§ Goal
Find and copy each line of the records where the string "this" shows up.

Rows from a dataset of charts and code:
===
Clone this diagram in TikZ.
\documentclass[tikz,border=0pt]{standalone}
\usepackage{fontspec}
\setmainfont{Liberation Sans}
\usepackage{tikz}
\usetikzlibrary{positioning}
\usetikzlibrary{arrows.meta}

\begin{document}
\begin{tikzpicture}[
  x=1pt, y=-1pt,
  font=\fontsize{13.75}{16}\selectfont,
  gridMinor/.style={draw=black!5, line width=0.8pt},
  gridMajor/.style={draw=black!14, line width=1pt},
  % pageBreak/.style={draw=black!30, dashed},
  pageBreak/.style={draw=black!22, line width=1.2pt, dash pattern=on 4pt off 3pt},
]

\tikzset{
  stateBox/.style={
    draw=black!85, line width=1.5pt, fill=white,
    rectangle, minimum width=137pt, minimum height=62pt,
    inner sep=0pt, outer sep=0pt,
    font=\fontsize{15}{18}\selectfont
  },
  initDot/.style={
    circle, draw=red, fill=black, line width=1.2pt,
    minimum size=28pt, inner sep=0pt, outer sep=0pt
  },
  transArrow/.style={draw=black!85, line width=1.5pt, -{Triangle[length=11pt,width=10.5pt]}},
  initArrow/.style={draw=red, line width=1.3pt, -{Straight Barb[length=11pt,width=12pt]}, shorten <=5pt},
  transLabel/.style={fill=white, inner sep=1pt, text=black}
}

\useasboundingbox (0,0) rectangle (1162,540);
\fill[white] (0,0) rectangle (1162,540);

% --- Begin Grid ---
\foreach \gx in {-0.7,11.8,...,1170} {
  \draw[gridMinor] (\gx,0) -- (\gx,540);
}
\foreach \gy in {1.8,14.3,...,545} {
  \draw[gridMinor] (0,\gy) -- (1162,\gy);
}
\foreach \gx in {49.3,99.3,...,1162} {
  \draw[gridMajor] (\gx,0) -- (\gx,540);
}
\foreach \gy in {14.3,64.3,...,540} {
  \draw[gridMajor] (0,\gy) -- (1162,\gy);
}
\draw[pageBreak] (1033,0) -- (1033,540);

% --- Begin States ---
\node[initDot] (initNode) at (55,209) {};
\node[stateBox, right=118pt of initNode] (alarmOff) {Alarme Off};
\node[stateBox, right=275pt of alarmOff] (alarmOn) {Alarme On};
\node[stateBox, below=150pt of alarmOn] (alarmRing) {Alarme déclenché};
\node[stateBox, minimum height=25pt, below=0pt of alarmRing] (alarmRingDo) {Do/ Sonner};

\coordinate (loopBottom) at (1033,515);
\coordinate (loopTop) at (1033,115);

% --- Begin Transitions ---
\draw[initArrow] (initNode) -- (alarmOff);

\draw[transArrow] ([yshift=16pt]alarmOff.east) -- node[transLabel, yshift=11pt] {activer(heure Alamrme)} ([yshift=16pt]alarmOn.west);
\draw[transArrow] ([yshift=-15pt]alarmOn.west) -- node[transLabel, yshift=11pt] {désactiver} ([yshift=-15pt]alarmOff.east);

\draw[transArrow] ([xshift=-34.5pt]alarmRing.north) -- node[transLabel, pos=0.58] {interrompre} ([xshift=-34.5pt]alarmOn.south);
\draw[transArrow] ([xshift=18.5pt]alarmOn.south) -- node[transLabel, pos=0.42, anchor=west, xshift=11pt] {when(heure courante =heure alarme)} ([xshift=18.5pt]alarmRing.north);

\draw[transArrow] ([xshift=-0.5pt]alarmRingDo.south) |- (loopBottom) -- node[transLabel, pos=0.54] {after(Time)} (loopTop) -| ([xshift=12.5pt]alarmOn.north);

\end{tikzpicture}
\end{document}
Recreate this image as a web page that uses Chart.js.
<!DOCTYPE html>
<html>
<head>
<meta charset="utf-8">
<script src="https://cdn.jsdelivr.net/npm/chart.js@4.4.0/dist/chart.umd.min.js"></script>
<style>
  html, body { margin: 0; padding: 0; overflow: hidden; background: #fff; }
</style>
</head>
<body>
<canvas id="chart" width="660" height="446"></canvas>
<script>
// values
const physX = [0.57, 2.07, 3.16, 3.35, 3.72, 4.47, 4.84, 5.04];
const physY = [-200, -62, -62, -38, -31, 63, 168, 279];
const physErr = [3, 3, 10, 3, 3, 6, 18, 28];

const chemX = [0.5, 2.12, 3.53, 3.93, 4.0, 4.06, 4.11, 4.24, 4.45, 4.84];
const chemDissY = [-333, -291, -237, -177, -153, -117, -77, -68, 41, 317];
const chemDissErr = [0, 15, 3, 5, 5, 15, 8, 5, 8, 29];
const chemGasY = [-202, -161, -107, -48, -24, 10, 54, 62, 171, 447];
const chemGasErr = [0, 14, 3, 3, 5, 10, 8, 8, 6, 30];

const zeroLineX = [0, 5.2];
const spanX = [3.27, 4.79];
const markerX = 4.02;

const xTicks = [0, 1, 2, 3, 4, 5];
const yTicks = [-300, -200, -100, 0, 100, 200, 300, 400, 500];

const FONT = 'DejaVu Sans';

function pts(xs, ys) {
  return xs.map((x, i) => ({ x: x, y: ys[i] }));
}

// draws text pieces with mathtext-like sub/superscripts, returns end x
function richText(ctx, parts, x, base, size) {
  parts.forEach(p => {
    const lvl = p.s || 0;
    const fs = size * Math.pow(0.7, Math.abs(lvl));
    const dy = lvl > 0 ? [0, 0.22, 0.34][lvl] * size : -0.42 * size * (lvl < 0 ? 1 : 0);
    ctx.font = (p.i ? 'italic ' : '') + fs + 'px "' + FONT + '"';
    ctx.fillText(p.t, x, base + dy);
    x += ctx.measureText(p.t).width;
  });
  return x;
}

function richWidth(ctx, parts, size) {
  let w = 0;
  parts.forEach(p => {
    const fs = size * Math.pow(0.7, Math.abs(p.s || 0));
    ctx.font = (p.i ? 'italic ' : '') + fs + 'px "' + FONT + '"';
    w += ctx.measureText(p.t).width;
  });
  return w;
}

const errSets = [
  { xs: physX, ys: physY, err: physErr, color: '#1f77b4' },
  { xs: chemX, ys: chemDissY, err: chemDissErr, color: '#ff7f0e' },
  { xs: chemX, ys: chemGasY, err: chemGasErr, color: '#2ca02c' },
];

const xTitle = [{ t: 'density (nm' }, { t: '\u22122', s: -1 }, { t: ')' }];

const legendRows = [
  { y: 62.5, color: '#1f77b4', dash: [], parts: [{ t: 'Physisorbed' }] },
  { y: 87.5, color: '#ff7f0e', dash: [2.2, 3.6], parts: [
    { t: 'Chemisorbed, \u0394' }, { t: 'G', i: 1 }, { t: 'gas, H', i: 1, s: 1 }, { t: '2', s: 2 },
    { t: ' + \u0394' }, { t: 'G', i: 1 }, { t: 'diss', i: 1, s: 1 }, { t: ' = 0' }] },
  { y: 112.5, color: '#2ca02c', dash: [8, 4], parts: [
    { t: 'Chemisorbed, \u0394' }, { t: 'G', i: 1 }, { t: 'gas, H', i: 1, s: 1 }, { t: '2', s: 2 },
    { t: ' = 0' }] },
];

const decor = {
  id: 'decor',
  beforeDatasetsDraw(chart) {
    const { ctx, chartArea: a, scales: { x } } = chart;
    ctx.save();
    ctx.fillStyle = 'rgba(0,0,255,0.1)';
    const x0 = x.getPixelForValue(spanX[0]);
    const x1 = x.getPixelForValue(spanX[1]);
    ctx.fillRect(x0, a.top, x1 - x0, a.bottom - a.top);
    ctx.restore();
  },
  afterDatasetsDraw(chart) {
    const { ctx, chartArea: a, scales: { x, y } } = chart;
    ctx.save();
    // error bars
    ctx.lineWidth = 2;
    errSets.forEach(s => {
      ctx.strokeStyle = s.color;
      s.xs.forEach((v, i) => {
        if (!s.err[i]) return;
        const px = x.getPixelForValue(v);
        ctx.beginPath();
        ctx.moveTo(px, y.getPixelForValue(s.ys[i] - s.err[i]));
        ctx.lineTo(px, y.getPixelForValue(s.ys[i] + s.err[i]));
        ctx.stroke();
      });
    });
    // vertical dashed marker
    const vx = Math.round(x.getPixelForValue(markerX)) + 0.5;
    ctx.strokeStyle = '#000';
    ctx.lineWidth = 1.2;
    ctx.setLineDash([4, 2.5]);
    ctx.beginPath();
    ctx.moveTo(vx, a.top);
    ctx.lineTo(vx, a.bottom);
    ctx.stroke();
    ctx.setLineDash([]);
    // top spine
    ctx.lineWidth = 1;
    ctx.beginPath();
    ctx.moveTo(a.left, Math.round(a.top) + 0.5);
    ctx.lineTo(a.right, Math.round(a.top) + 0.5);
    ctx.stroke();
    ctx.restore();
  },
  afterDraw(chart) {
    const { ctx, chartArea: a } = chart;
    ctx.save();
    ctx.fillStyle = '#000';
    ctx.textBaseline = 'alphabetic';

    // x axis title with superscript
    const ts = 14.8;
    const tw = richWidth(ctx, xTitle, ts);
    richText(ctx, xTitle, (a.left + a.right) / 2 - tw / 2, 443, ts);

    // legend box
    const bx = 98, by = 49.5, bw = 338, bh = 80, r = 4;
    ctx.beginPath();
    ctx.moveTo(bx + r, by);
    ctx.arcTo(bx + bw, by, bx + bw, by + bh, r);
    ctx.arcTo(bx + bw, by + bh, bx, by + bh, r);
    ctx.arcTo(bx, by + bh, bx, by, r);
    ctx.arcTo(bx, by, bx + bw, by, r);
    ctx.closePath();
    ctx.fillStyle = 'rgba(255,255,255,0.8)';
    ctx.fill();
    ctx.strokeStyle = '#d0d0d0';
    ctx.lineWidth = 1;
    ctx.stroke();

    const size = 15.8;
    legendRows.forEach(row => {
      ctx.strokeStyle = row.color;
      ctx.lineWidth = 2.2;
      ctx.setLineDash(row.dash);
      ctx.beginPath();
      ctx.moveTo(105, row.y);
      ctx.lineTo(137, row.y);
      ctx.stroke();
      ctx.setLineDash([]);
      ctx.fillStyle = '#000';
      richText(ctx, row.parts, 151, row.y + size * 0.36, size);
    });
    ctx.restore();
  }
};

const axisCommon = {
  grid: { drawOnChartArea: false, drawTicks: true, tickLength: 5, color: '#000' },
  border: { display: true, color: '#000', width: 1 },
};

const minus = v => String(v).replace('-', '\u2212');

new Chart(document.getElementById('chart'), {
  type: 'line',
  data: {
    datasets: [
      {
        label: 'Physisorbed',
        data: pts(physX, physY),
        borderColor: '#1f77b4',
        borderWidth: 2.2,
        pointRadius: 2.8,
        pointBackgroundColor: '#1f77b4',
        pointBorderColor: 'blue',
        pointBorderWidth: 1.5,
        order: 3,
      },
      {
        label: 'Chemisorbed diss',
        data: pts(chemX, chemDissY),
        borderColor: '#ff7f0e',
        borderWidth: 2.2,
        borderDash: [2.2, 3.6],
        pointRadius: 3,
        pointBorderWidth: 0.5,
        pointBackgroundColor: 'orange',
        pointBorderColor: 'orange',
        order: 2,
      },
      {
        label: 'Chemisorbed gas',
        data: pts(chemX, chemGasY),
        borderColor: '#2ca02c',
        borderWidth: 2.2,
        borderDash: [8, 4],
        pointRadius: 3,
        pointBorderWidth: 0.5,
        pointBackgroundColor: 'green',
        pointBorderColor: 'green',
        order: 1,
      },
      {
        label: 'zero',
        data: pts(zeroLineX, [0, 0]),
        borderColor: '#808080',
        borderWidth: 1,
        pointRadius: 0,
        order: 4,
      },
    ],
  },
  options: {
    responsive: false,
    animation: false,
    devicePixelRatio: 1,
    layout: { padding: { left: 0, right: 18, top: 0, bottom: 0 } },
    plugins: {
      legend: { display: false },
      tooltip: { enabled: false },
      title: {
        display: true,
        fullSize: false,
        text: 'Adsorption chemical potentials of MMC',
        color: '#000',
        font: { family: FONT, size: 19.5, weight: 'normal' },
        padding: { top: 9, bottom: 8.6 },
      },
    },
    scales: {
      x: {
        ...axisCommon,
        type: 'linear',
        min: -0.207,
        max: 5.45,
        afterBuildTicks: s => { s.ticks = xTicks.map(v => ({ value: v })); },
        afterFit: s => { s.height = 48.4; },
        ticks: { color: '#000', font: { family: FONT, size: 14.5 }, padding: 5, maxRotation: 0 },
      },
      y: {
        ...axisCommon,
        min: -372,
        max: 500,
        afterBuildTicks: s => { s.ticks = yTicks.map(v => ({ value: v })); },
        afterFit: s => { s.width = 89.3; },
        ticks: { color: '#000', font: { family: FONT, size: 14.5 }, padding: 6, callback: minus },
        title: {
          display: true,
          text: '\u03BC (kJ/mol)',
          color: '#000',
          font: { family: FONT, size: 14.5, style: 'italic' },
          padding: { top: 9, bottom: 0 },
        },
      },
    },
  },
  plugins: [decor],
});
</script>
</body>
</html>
===
§ Solution below
Clone this diagram in TikZ.
Recreate this image as a web page that uses Chart.js.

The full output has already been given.